**Problem requirements:** What number of lines in the material contain the word "with"? Give that number alone.

· · · ·

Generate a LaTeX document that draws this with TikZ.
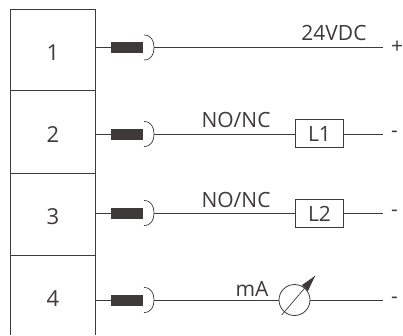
\documentclass[tikz,border=0pt]{standalone}
\usepackage{fontspec}
\setmainfont{Open Sans}
\usepackage{tikz}
\definecolor{wirecol}{HTML}{3E3A39}
\tikzset{
	termbox/.style={draw=wirecol,line width=1pt,minimum width=85pt,inner sep=0pt,outer sep=0pt},
	plug/.style={fill=wirecol,minimum width=32pt,minimum height=11pt,inner sep=0pt,outer sep=0pt},
	wire/.style={draw=wirecol,line width=1pt},
	load/.style={draw=wirecol,line width=1pt,minimum width=48pt,minimum height=27.5pt,inner sep=0pt,outer sep=0pt},
	lbl/.style={text=wirecol,inner sep=0pt,font=\fontsize{21}{24}\selectfont},
	numlbl/.style={text=wirecol,inner sep=0pt,font=\fontsize{22}{24}\selectfont}
}
\begin{document}
\begin{tikzpicture}[x=1pt,y=-1pt]
		\useasboundingbox (0,0) rectangle (403,335);
		\node[termbox,minimum height=81pt] (box1) at (52.5,50) {};
		\node[termbox,minimum height=82.5pt] (box2) at (52.5,131.75) {};
		\node[termbox,minimum height=82pt] (box3) at (52.5,214) {};
		\coordinate (box4sw) at (10,335);
		\coordinate (box4se) at (95,335);
		\draw[wire] (box3.south west) -- (box4sw);
		\draw[wire] (box3.south east) -- (box4se);
		\node[numlbl] (num1) at (53,53) {1};
		\node[numlbl] (num2) at (53,135) {2};
		\node[numlbl] (num3) at (53,217) {3};
		\node[numlbl] (num4) at (53,299) {4};
		\node[plug] (plug1) at (127,47.5) {};
		\node[plug] (plug2) at (127,134) {};
		\node[plug] (plug3) at (127,213) {};
		\node[plug] (plug4) at (127,300) {};
		\coordinate (cup1) at (154,47.5);
		\coordinate (cup2) at (154,134);
		\coordinate (cup3) at (154,213);
		\coordinate (cup4) at (154,300);
		\draw[wire,line width=.7pt] (cup1) ++(-10,-12.5) .. controls ++(7,0) and ++(0,-7) .. (cup1) .. controls ++(0,7) and ++(7,0) .. ++(-10,12.5);
		\draw[wire,line width=.7pt] (cup2) ++(-10,-12.5) .. controls ++(7,0) and ++(0,-7) .. (cup2) .. controls ++(0,7) and ++(7,0) .. ++(-10,12.5);
		\draw[wire,line width=.7pt] (cup3) ++(-10,-12.5) .. controls ++(7,0) and ++(0,-7) .. (cup3) .. controls ++(0,7) and ++(7,0) .. ++(-10,12.5);
		\draw[wire,line width=.7pt] (cup4) ++(-10,-12.5) .. controls ++(7,0) and ++(0,-7) .. (cup4) .. controls ++(0,7) and ++(7,0) .. ++(-10,12.5);
		\draw[wire] (box1.east |- plug1) -- (plug1);
		\draw[wire] (box2.east |- plug2) -- (plug2);
		\draw[wire] (box3.east |- plug3) -- (plug3);
		\draw[wire] (box3.east |- plug4) -- (plug4);
		\node[load] (lamp1) at (319.5,133.5) {};
		\node[load] (lamp2) at (319.5,213.25) {};
		\node[lbl] (lamptext1) at (319.5,134) {L1};
		\node[lbl] (lamptext2) at (319.5,214) {L2};
		\node[draw=wirecol,line width=.8pt,circle,minimum size=31pt,inner sep=0pt,outer sep=0pt] (meter) at (294.5,300) {};
		\coordinate (needletail) at (281.7,315);
		\coordinate (needletip) at (315,276);
		\draw[wire,line width=.7pt] (needletail) -- (needletip);
		\fill[wirecol] (needletip) -- (302,285) -- (308,291) -- cycle;
		\coordinate (end1) at (383,47.5);
		\coordinate (end2) at (383,134);
		\coordinate (end3) at (383,213);
		\coordinate (end4) at (383,300);
		\draw[wire] (cup1) -- (end1);
		\draw[wire] (cup2) -- (lamp1.west |- cup2);
		\draw[wire] (lamp1.east |- end2) -- (end2);
		\draw[wire] (cup3) -- (lamp2.west |- cup3);
		\draw[wire] (lamp2.east |- end3) -- (end3);
		\draw[wire] (cup4) -- (meter.west |- cup4);
		\draw[wire] (meter.east |- end4) -- (end4);
		\node[lbl] (volt) at (334,33) {24VDC};
		\node[lbl] (contact1) at (236,119.5) {NO/NC};
		\node[lbl] (contact2) at (236,200) {NO/NC};
		\node[lbl] (current) at (252,289) {mA};
		\node[lbl] (sign1) at (397,47) {+};
		\node[lbl] (sign2) at (394.5,134) {-};
		\node[lbl] (sign3) at (394.5,213) {-};
		\node[lbl] (sign4) at (394.5,300) {-};
	\end{tikzpicture}
\end{document}
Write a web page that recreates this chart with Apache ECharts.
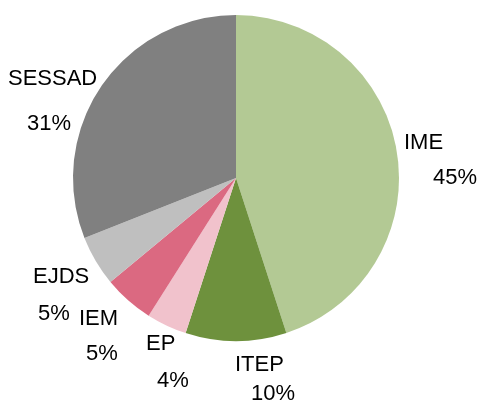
<!DOCTYPE html>
<html>
<head>
<meta charset="utf-8">
<style>
  html, body { margin: 0; padding: 0; background: #ffffff; }
  #chart { width: 477px; height: 401px; }
</style>
<script src="https://cdn.jsdelivr.net/npm/echarts@6/dist/echarts.min.js"></script>
</head>
<body>
<div id="chart"></div>
<script>
// Répartition par type de structure (en %)
const categories = ['IME', 'ITEP', 'EP', 'IEM', 'EJDS', 'SESSAD'];
const values = [45, 10, 4, 5, 5, 31];
const colors = ['#b3c994', '#6e913d', '#f1c2cc', '#db6981', '#bfbfbf', '#808080'];

// Label placement: top-left corner of the name line, shift of the value line, line spacing
const labelAnchor = [[404, 134], [235, 356], [146, 335], [79, 310], [33, 268], [8, 70]];
const valueShift = [29, 16, 11, 7, 5, 19];
const lineGap = [35, 29, 37, 35, 37, 45];

const FONT = '"Liberation Sans", Arial, sans-serif';
const FONT_SIZE = 22;

const chart = echarts.init(document.getElementById('chart'), null, { renderer: 'canvas' });

const data = categories.map((name, i) => ({
  name: name,
  value: values[i],
  itemStyle: { color: colors[i] },
  label: {
    rich: {
      n: { fontFamily: FONT, fontSize: FONT_SIZE, color: '#000', lineHeight: lineGap[i] },
      v: { fontFamily: FONT, fontSize: FONT_SIZE, color: '#000', lineHeight: lineGap[i], padding: [0, 0, 0, valueShift[i]] }
    }
  }
}));

chart.setOption({
  animation: false,
  series: [{
    type: 'pie',
    center: [236, 178],
    radius: [0, 163],
    startAngle: 90,
    clockwise: true,
    avoidLabelOverlap: false,
    itemStyle: { borderWidth: 0 },
    label: {
      show: true,
      position: 'outside',
      formatter: p => '{n|' + p.name + '}\n{v|' + p.value + '%}',
      align: 'left'
    },
    labelLine: { show: false },
    emphasis: { disabled: true },
    labelLayout: params => {
      const i = params.dataIndex;
      const L = lineGap[i];
      return {
        x: labelAnchor[i][0],
        y: labelAnchor[i][1] - (L / 2 - 8.5),
        align: 'left',
        verticalAlign: 'top'
      };
    },
    data: data
  }]
});
</script>
</body>
</html>
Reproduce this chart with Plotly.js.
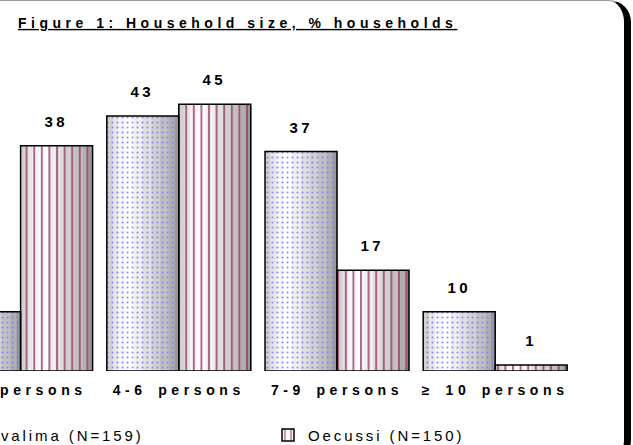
<!DOCTYPE html>
<html>
<head>
<meta charset="utf-8">
<script src="https://cdn.plot.ly/plotly-3.0.1.min.js"></script>
<style>
  html, body { margin: 0; padding: 0; background: #ffffff; overflow: hidden; }
  #frame {
    position: absolute; left: -40px; top: 0; width: 671px; height: 462px;
    box-sizing: border-box;
    border-top: 1px solid #9a9a9a; border-bottom: 1px solid #9a9a9a;
    border-right: 7px solid #000000;
    border-top-right-radius: 22px; border-bottom-right-radius: 22px;
  }
  #chart { position: absolute; left: 0; top: 0; width: 633px; height: 445px; }
  #chart .gtitle { letter-spacing: 4.5px; }
  #chart .xtick text { letter-spacing: 4.6px; word-spacing: 3px; }
  #chart .annotation-text { letter-spacing: 3.5px; }
</style>
</head>
<body>
<div id="frame"></div>
<div id="chart"></div>
<script>
// Household size distribution, % of households per district
const categories = ['1-3 persons', '4-6 persons', '7-9 persons', '\u2265 10 persons'];
const covalima = [10, 43, 37, 10];
const oecussi = [38, 45, 17, 1];
const seriesNames = ['Covalima (N=159)', 'Oecussi (N=150)'];

const FONT = 'Liberation Sans, Arial, sans-serif';
const BAR_W = 0.455;          // width of one cylinder, in category units

// vertical shading bands that give each bar its rounded, cylinder look
const shading = [
  [0.00, 0.08, '#d2d2d2'],
  [0.08, 0.16, '#e6e6e6'],
  [0.16, 0.26, '#f6f6f6'],
  [0.26, 0.38, '#ffffff'],
  [0.38, 0.50, '#efefef'],
  [0.50, 0.62, '#dfdfdf'],
  [0.62, 0.74, '#d0d0d0'],
  [0.74, 0.86, '#c0c0c0'],
  [0.86, 0.94, '#afafaf'],
  [0.94, 1.00, '#999999']
];

const series = [
  { name: seriesNames[0], values: covalima, base: -BAR_W, legend: 'legend',
    fg: '#8080ff', pattern: { shape: '.', size: 5, solidity: 0.14, fgopacity: 0.9 } },
  { name: seriesNames[1], values: oecussi, base: 0, legend: 'legend2',
    fg: '#993366', pattern: { shape: '|', size: 7.6, solidity: 0.26, fgopacity: 0.75 } }
];

const traces = [];
series.forEach(s => {
  shading.forEach(([f0, f1, col]) => {
    traces.push({
      type: 'bar', x: categories, y: s.values,
      width: BAR_W * (f1 - f0) + 0.003,
      offset: s.base + BAR_W * f0,
      marker: { color: col, line: { width: 0 } },
      showlegend: false, hoverinfo: 'skip'
    });
  });
});
series.forEach(s => {
  traces.push({
    type: 'bar', name: s.name, x: categories, y: s.values,
    width: BAR_W, offset: s.base, legend: s.legend,
    marker: {
      color: s.fg,
      pattern: Object.assign({ fillmode: 'replace', bgcolor: 'rgba(0,0,0,0)' }, s.pattern),
      line: { color: '#000000', width: 1.5 }
    },
    hoverinfo: 'x+y'
  });
});

// value labels above each bar
const annotations = [];
series.forEach(s => {
  s.values.forEach((v, j) => {
    annotations.push({
      x: j + s.base + BAR_W / 2, y: v, xref: 'x', yref: 'y',
      text: '<b>' + v + '</b>', showarrow: false,
      xanchor: 'center', yanchor: 'bottom', yshift: 14,
      font: { family: FONT, size: 15, color: '#000000' }
    });
  });
});

const legendStyle = {
  orientation: 'h', xanchor: 'left', y: -0.2, yanchor: 'middle',
  entrywidth: 260, entrywidthmode: 'pixels',
  font: { family: FONT, size: 15, color: '#000000' },
  bgcolor: 'rgba(0,0,0,0)', borderwidth: 0
};

const layout = {
  width: 633, height: 445,
  margin: { l: 0, r: 13, t: 50, b: 74, autoexpand: false },
  paper_bgcolor: 'rgba(0,0,0,0)', plot_bgcolor: 'rgba(0,0,0,0)',
  barmode: 'overlay',
  title: {
    text: '<b><u>Figure 1: Household size, % households</u></b>',
    x: 18 / 633, xanchor: 'left', xref: 'container',
    y: 1 - 23 / 445, yanchor: 'middle', yref: 'container',
    font: { family: FONT, size: 14, color: '#000000', weight: 'bold' }
  },
  xaxis: {
    type: 'category', range: [-0.1302, 3.789],
    showgrid: false, zeroline: false, showline: false, ticks: '',
    ticklabelstandoff: 9,
    tickfont: { family: FONT, size: 14, color: '#000000', weight: 'bold' },
    fixedrange: true
  },
  yaxis: {
    range: [0, 54.13], visible: false, showgrid: false, zeroline: false, fixedrange: true
  },
  showlegend: true,
  legend: Object.assign({ x: -64 / 620 }, legendStyle),
  legend2: Object.assign({ x: 268 / 620 }, legendStyle),
  annotations: annotations
};

Plotly.newPlot('chart', traces, layout, { displayModeBar: false, staticPlot: true })
  .then(gd => {
    // widen the legend lettering to the chart's spaced-out text style
    gd.querySelectorAll('g[class^="legend"] text').forEach(t => {
      t.style.letterSpacing = '2.9px';
    });
  });
</script>
</body>
</html>
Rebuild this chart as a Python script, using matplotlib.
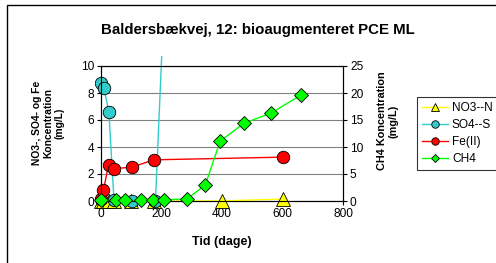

· · · ·

**Right answer:** 3